Via nota de imprensa, o deputado Júlio César Filho (Cidadania) afirmou ter intermediado o diálogo entre o Executivo e representantes da população indígena. O parlamentar argumenta que os estudos para demarcação da área indígena ainda não foram concluídos.

“Reiteramos o compromisso do Estado em respeitar todas as legislações ambientais. Ressalto ainda que o Grupo de Trabalho, instituído pela Funai, não concluiu os estudos que comprovam que a área cedida pelo governo abrange terras indígenas”, diz o texto;

“O empreendimento vai integrar o polo do porto do Pecém e fortalecer o PIB estadual, além de estimular a produção e a geração de empregos e renda", ressalta o líder do governo na Casa.

O antropólogo Ronaldo Queiroz, membro do GT de demarcação da terra Anacé, explica que o rio Cauípe está diretamente ligado à permanência dos povos indígenas na região. É do rio que as comunidades retiram o próprio alimento, com peixes e crustáceos, além de utilizar a água nas casas, agricultura e na criação de animais.

O lugar ainda é local de “encantamento” para os indígenas, ressalta Queiroz, destinado à realização de rituais tradicionais aos povos.

A doação de parte da terra fere o direito originário dos povos tradicionais, especificado no Artigo 231 da Constituição Federal. Dentre outros pontos, a norma delimita aos indígenas o direito ao usufruto exclusivo das riquezas do solo, dos rios e dos lagos, em terras tradicionalmente ocupadas.
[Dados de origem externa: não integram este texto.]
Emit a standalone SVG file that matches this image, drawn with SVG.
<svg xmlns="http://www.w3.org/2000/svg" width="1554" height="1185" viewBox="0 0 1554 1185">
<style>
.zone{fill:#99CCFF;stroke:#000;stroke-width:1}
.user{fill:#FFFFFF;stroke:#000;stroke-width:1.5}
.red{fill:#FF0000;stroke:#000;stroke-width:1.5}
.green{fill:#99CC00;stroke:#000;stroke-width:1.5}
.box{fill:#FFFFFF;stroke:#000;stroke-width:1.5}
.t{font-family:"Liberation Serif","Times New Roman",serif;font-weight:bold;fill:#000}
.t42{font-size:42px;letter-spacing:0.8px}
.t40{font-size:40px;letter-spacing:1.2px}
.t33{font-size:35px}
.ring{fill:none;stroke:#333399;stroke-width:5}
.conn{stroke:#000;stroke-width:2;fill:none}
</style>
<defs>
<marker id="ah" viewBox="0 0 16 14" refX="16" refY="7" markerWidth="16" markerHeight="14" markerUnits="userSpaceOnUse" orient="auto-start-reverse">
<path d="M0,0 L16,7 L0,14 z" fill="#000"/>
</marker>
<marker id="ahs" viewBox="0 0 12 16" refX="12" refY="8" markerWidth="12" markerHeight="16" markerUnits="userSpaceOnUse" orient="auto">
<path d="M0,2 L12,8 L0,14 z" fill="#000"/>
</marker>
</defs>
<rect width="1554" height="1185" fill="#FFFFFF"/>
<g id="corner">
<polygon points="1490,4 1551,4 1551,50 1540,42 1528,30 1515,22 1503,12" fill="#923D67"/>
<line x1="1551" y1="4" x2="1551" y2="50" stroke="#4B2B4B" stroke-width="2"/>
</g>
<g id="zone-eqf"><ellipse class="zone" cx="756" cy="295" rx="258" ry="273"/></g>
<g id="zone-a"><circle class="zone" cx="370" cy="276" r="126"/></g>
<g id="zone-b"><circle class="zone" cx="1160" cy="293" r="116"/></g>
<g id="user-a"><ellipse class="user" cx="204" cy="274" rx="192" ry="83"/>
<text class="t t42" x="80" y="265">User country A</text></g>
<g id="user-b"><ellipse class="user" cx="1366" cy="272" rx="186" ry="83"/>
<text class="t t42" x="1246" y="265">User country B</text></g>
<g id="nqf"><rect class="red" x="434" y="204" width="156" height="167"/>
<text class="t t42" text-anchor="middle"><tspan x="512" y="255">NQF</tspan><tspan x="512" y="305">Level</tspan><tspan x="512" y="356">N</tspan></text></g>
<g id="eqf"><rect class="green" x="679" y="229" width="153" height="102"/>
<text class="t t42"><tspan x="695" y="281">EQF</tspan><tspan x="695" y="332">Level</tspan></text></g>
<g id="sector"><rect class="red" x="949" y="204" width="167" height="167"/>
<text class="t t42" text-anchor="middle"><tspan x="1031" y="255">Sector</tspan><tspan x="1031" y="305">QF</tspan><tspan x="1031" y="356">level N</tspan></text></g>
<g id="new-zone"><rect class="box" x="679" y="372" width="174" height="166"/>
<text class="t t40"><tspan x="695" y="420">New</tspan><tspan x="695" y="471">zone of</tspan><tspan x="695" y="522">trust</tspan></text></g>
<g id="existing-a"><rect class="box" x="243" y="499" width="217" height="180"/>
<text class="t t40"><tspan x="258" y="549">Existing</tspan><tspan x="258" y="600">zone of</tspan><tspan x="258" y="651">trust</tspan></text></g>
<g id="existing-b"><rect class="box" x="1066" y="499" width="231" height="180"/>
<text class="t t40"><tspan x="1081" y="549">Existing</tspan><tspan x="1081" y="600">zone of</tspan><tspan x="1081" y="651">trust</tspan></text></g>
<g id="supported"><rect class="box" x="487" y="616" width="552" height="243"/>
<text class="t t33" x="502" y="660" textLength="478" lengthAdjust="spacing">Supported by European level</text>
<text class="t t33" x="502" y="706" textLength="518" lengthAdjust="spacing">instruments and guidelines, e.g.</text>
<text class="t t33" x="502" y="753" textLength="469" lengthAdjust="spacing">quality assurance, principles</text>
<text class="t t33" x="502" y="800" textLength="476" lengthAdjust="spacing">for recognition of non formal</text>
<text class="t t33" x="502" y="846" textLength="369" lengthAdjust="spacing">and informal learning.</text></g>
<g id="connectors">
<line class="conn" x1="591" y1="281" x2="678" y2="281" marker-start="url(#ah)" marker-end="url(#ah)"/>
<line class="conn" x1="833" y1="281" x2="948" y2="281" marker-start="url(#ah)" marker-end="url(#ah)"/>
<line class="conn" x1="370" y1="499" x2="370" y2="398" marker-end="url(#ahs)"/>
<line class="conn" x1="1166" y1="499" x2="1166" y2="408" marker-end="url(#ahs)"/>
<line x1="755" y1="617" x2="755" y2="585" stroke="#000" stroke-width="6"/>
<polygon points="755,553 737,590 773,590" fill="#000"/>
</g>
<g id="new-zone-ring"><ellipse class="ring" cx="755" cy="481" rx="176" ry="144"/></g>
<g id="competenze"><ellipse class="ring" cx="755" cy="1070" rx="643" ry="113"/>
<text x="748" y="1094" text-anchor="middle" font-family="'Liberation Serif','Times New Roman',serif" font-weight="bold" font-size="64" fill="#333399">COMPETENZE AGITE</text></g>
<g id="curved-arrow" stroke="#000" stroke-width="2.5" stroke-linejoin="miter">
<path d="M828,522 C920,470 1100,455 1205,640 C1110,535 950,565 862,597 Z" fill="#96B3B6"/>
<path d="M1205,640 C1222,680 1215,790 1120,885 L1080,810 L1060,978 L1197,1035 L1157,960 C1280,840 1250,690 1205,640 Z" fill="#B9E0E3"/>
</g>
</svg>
“A questão não é a fração de terra, mas a possibilidade de efetivar uma vida indígena em consonância com todo um ecossistema, as relações ecológicas que esses grupos constituem e mantém. Que elas não estão dadas, não estão evidentes. Não é só chegar lá e ver. Não. Na verdade a gente constrói as informações a partir das experiências das famílias que vivenciam naquela região", adianta.
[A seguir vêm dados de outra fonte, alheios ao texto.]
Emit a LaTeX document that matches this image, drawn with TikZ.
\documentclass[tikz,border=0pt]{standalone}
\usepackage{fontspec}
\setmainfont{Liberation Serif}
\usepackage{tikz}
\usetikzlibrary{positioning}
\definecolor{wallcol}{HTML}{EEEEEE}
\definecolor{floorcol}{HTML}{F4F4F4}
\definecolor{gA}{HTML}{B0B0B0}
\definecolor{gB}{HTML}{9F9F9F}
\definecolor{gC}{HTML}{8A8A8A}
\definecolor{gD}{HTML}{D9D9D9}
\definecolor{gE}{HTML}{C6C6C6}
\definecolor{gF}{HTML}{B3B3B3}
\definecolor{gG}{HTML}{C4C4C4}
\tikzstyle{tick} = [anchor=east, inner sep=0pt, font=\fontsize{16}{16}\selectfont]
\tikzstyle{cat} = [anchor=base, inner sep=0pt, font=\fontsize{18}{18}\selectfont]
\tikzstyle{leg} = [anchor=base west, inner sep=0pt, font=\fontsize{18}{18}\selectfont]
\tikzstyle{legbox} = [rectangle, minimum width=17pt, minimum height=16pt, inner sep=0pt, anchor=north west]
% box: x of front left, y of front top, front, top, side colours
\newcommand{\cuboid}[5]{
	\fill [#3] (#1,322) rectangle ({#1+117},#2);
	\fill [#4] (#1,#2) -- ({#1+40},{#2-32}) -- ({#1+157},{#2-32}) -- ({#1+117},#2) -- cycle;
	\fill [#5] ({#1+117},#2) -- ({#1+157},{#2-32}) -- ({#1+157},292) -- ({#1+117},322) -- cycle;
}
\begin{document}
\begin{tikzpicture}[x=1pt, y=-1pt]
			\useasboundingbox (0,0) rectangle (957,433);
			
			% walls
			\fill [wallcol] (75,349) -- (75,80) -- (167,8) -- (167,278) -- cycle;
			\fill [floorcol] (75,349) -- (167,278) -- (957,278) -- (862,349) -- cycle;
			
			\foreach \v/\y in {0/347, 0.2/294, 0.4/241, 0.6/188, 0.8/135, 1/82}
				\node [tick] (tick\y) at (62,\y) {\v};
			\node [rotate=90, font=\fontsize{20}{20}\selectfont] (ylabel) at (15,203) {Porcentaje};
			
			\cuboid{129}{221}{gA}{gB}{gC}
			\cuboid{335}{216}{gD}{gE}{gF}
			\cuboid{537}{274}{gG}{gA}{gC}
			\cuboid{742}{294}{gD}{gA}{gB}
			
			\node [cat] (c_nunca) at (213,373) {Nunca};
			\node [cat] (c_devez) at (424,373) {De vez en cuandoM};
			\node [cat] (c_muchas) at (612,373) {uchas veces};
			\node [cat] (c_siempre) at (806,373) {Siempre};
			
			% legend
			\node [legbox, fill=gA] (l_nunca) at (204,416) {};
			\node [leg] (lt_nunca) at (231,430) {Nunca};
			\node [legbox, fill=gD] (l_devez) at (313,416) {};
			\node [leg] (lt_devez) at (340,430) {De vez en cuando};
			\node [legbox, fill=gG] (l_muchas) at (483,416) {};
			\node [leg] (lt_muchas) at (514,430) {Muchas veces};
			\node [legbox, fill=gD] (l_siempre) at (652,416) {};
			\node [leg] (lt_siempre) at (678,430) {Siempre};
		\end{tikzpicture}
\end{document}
"O que se perde é a vida indígena. Ela diminui, vai sendo confinada. E o direito originário, que é muito pouco falado, que precede as constituições, é um direito que vem sendo sistematicamente limitado, vilipendiado , julgado às vontades da política econômica", ressalta o antropólogo.

O governador Camilo Santana (PT) enviou a proposta de doação à AlCE no dia 22 de outubro, data em que o gestor e o prefeito de Caucaia, Vitor Valim (Pros), participaram de um evento em que foi assinado o convênio para obras de proteção e restauração costeira no litoral do município da região Metropolitana de Fortaleza.
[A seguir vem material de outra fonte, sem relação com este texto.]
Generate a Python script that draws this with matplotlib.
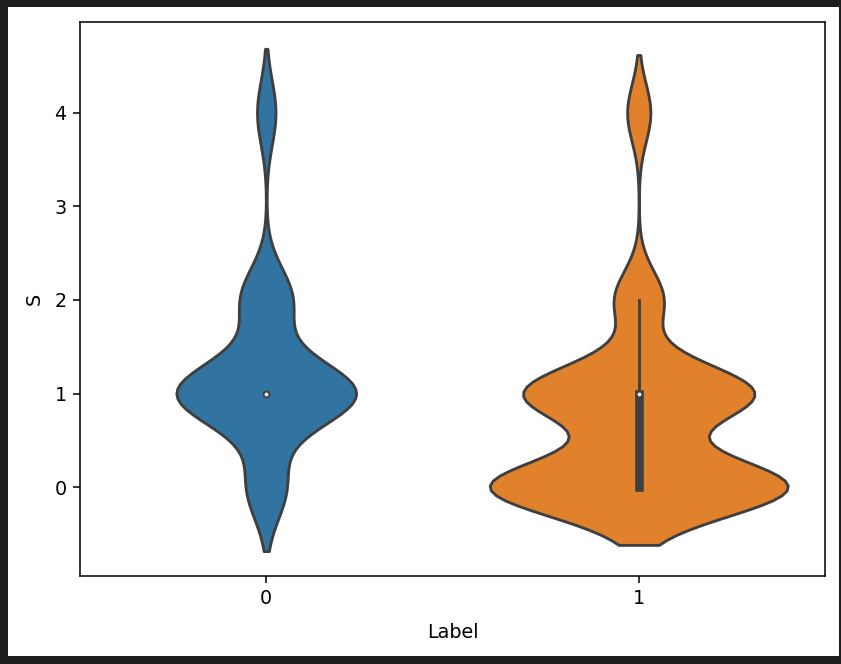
import numpy as np
import pandas as pd
import matplotlib
matplotlib.use("Agg")
import matplotlib.pyplot as plt
import seaborn as sns
from matplotlib.patches import Rectangle

# ---- data (counts of each S value per Label) ----
s_values = [0, 1, 2, 4]
label0_counts = [19, 87, 25, 9]
label1_counts = [115, 89, 19, 9]
label_names = [0, 1]
colors = ["#3274a1", "#e1812c"]
line_gray = "#3f3f3f"

SC = 1.38  # overall size scale of the reference
plt.rcParams.update({
    "font.size": 10 * SC,
    "axes.linewidth": 0.8 * SC,
    "xtick.major.size": 3.5 * SC, "ytick.major.size": 3.5 * SC,
    "xtick.major.width": 0.8 * SC, "ytick.major.width": 0.8 * SC,
    "xtick.major.pad": 3.5 * SC, "ytick.major.pad": 3.5 * SC,
})

df = pd.DataFrame({
    "Label": np.concatenate([np.full(sum(label0_counts), label_names[0]),
                             np.full(sum(label1_counts), label_names[1])]),
    "S": np.concatenate([np.repeat(s_values, label0_counts),
                         np.repeat(s_values, label1_counts)]).astype(float),
})

fig = plt.figure(figsize=(8.41, 6.64), dpi=100, facecolor="#1e1e1e")
fig.patches.append(Rectangle((8 / 841, 8 / 664), 831 / 841, 649 / 664,
                             transform=fig.transFigure, facecolor="white",
                             edgecolor="none", zorder=-1))
ax = fig.add_axes([80 / 841, 88 / 664, 745 / 841, 554 / 664])

lw = 1.5 * SC
ver = tuple(int(v) for v in sns.__version__.split(".")[:2])
if ver >= (0, 13):
    sns.violinplot(data=df, x="Label", y="S", hue="Label",
                   palette=dict(zip(label_names, colors)), saturation=1,
                   density_norm="count", common_norm=True, legend=False,
                   linewidth=lw, linecolor=line_gray,
                   inner_kws=dict(box_width=3 * lw, whis_width=lw),
                   ax=ax)
    # median marker: white dot with gray edge
    for ln in ax.lines:
        if ln.get_marker() in ("_", "|"):
            ln.set_marker("o")
            ln.set_markersize(2 * lw)
            ln.set_markerfacecolor("white")
            ln.set_markeredgecolor(line_gray)
            ln.set_markeredgewidth(1.0 * SC)
            ln.set_zorder(5)
else:
    sns.violinplot(data=df, x="Label", y="S", palette=colors, saturation=1,
                   scale="count", linewidth=lw, ax=ax)

ax.set_ylim(-0.95, 4.97)
ax.set_xlabel("Label", labelpad=10.5)
ax.set_ylabel("S", labelpad=7.5)

fig.savefig("out.png", dpi=100, facecolor=fig.get_facecolor())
Na ocasião, surpreendeu o fato do governador aparecer próximo a Valim, apoiador de Capitão Wagner (Pros), principal adversário político de Santana e dos irmãos Ferreira Gomes, lideranças do PDT no estado.

No último fim de semana, o governador viajou à Escócia para participar do COP 26. O encontro de líderes mundiais para tratar sobre a crise climática deu destaque a diversas lideranças indígenas, incluindo brasileiras. As comunidades de povos originários são responsáveis por administrar cerca de 80% da biodiversidade da Terra, mas recebem menos de 1% do financiamento destinado ao controle de desmatamento.

Governos do Reino Unido, EUA, Alemanha, Noruega e Holanda, além de fundações norte-americanas prometeram o repasse de até U$ 1,7 bilhão (quase R$ 10 bilhões) para a proteção de territórios indígenas.

Ao retornar da Europa, Camilo comemorou nas redes sociais o avanço do Ceará na construção de uma cadeia de produção de energias renováveis. Na ocasião, o gestor destacou que a matriz energética contribui "de forma importante para a preservação do meio ambiente".